> [DATA EXCERPTS]:
— begin —
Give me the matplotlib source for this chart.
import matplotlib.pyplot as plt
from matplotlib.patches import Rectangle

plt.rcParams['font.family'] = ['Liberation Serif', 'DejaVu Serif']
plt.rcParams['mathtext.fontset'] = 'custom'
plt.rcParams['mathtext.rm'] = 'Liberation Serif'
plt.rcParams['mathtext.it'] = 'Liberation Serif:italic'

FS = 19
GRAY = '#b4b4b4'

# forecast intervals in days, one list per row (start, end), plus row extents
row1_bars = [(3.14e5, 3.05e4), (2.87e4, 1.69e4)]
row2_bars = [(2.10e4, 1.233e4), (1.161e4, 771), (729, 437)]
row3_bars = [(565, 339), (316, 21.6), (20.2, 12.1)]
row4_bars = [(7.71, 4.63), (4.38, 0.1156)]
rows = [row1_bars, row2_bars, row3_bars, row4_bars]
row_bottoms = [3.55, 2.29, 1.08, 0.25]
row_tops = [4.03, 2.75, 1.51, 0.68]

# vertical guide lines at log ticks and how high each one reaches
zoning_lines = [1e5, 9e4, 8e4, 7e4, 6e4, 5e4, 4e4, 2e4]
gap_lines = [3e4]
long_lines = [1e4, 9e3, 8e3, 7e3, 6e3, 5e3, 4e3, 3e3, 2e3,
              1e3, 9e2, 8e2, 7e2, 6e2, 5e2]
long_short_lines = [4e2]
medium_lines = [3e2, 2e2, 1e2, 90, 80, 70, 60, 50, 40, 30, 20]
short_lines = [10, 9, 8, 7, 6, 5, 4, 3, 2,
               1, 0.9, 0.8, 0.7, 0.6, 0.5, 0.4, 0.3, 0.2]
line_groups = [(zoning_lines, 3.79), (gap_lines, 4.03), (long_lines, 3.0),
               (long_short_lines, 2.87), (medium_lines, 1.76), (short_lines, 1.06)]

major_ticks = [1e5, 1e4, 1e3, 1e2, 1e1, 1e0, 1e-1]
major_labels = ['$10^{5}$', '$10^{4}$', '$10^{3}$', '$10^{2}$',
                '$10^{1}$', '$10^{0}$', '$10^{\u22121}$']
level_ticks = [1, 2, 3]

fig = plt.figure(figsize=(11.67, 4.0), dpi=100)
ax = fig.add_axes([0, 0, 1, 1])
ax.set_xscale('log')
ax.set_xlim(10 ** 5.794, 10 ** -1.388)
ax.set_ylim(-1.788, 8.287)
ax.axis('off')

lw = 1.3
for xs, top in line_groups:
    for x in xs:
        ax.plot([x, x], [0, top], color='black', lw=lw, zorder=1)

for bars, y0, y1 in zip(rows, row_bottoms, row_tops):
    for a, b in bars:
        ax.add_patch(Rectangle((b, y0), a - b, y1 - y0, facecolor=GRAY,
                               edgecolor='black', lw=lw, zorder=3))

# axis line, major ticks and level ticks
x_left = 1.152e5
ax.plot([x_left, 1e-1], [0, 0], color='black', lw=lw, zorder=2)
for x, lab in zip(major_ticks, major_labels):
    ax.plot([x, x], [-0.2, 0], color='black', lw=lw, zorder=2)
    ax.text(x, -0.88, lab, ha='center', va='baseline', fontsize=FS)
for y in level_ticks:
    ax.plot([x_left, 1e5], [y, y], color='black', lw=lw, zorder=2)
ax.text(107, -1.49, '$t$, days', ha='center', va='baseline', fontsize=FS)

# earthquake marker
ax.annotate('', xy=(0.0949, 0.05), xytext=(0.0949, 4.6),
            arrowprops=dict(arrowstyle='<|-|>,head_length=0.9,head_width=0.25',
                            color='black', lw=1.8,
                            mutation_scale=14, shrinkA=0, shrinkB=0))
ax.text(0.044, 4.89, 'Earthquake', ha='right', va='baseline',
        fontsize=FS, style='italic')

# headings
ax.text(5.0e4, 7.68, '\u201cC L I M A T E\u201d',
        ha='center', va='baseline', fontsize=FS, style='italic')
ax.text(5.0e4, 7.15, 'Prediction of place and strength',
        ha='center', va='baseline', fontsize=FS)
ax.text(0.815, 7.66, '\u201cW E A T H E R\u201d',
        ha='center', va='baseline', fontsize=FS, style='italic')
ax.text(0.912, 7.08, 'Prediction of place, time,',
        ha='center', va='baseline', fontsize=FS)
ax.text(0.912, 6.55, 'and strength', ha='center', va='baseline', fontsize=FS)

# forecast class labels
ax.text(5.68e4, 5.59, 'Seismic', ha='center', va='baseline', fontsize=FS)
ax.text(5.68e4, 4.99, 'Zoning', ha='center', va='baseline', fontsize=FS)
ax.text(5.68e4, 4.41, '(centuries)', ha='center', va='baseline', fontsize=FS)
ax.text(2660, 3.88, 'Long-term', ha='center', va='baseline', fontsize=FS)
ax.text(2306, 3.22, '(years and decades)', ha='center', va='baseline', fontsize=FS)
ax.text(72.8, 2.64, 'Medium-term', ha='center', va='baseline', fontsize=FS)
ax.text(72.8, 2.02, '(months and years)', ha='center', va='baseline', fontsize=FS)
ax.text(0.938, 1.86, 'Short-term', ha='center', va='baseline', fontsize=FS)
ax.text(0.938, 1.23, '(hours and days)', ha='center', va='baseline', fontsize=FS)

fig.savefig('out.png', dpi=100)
— end —
— begin —
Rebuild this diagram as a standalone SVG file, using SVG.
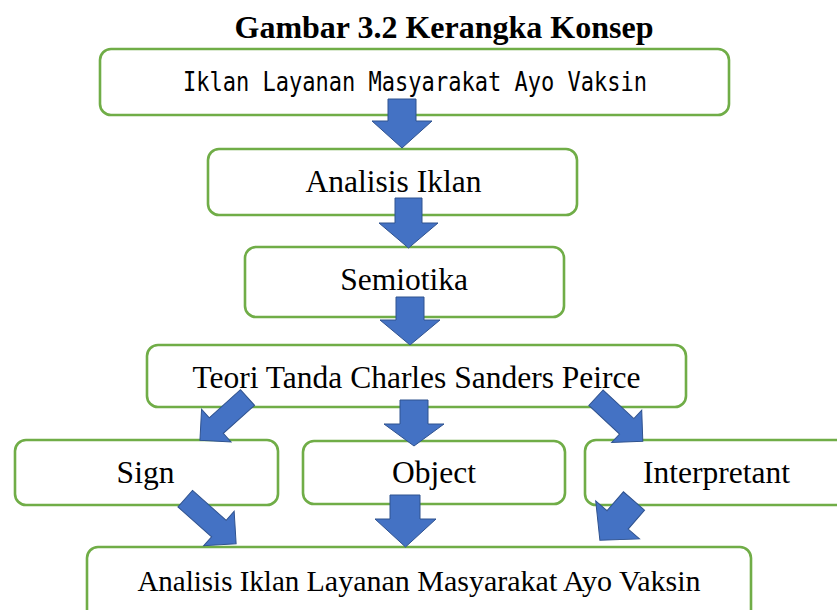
— end —
> [WORK TO DO]:
Give again, word for word, every line of the listing above from the one with "Give me the matplotlib source for this chart." to the one with "edgecolor='black', lw=lw, zorder=3))", both inclusive, and nothing beyond them.

> [CORRECT ANSWER]:
Give me the matplotlib source for this chart.
import matplotlib.pyplot as plt
from matplotlib.patches import Rectangle

plt.rcParams['font.family'] = ['Liberation Serif', 'DejaVu Serif']
plt.rcParams['mathtext.fontset'] = 'custom'
plt.rcParams['mathtext.rm'] = 'Liberation Serif'
plt.rcParams['mathtext.it'] = 'Liberation Serif:italic'

FS = 19
GRAY = '#b4b4b4'

# forecast intervals in days, one list per row (start, end), plus row extents
row1_bars = [(3.14e5, 3.05e4), (2.87e4, 1.69e4)]
row2_bars = [(2.10e4, 1.233e4), (1.161e4, 771), (729, 437)]
row3_bars = [(565, 339), (316, 21.6), (20.2, 12.1)]
row4_bars = [(7.71, 4.63), (4.38, 0.1156)]
rows = [row1_bars, row2_bars, row3_bars, row4_bars]
row_bottoms = [3.55, 2.29, 1.08, 0.25]
row_tops = [4.03, 2.75, 1.51, 0.68]

# vertical guide lines at log ticks and how high each one reaches
zoning_lines = [1e5, 9e4, 8e4, 7e4, 6e4, 5e4, 4e4, 2e4]
gap_lines = [3e4]
long_lines = [1e4, 9e3, 8e3, 7e3, 6e3, 5e3, 4e3, 3e3, 2e3,
              1e3, 9e2, 8e2, 7e2, 6e2, 5e2]
long_short_lines = [4e2]
medium_lines = [3e2, 2e2, 1e2, 90, 80, 70, 60, 50, 40, 30, 20]
short_lines = [10, 9, 8, 7, 6, 5, 4, 3, 2,
               1, 0.9, 0.8, 0.7, 0.6, 0.5, 0.4, 0.3, 0.2]
line_groups = [(zoning_lines, 3.79), (gap_lines, 4.03), (long_lines, 3.0),
               (long_short_lines, 2.87), (medium_lines, 1.76), (short_lines, 1.06)]

major_ticks = [1e5, 1e4, 1e3, 1e2, 1e1, 1e0, 1e-1]
major_labels = ['$10^{5}$', '$10^{4}$', '$10^{3}$', '$10^{2}$',
                '$10^{1}$', '$10^{0}$', '$10^{\u22121}$']
level_ticks = [1, 2, 3]

fig = plt.figure(figsize=(11.67, 4.0), dpi=100)
ax = fig.add_axes([0, 0, 1, 1])
ax.set_xscale('log')
ax.set_xlim(10 ** 5.794, 10 ** -1.388)
ax.set_ylim(-1.788, 8.287)
ax.axis('off')

lw = 1.3
for xs, top in line_groups:
    for x in xs:
        ax.plot([x, x], [0, top], color='black', lw=lw, zorder=1)

for bars, y0, y1 in zip(rows, row_bottoms, row_tops):
    for a, b in bars:
        ax.add_patch(Rectangle((b, y0), a - b, y1 - y0, facecolor=GRAY,
                               edgecolor='black', lw=lw, zorder=3))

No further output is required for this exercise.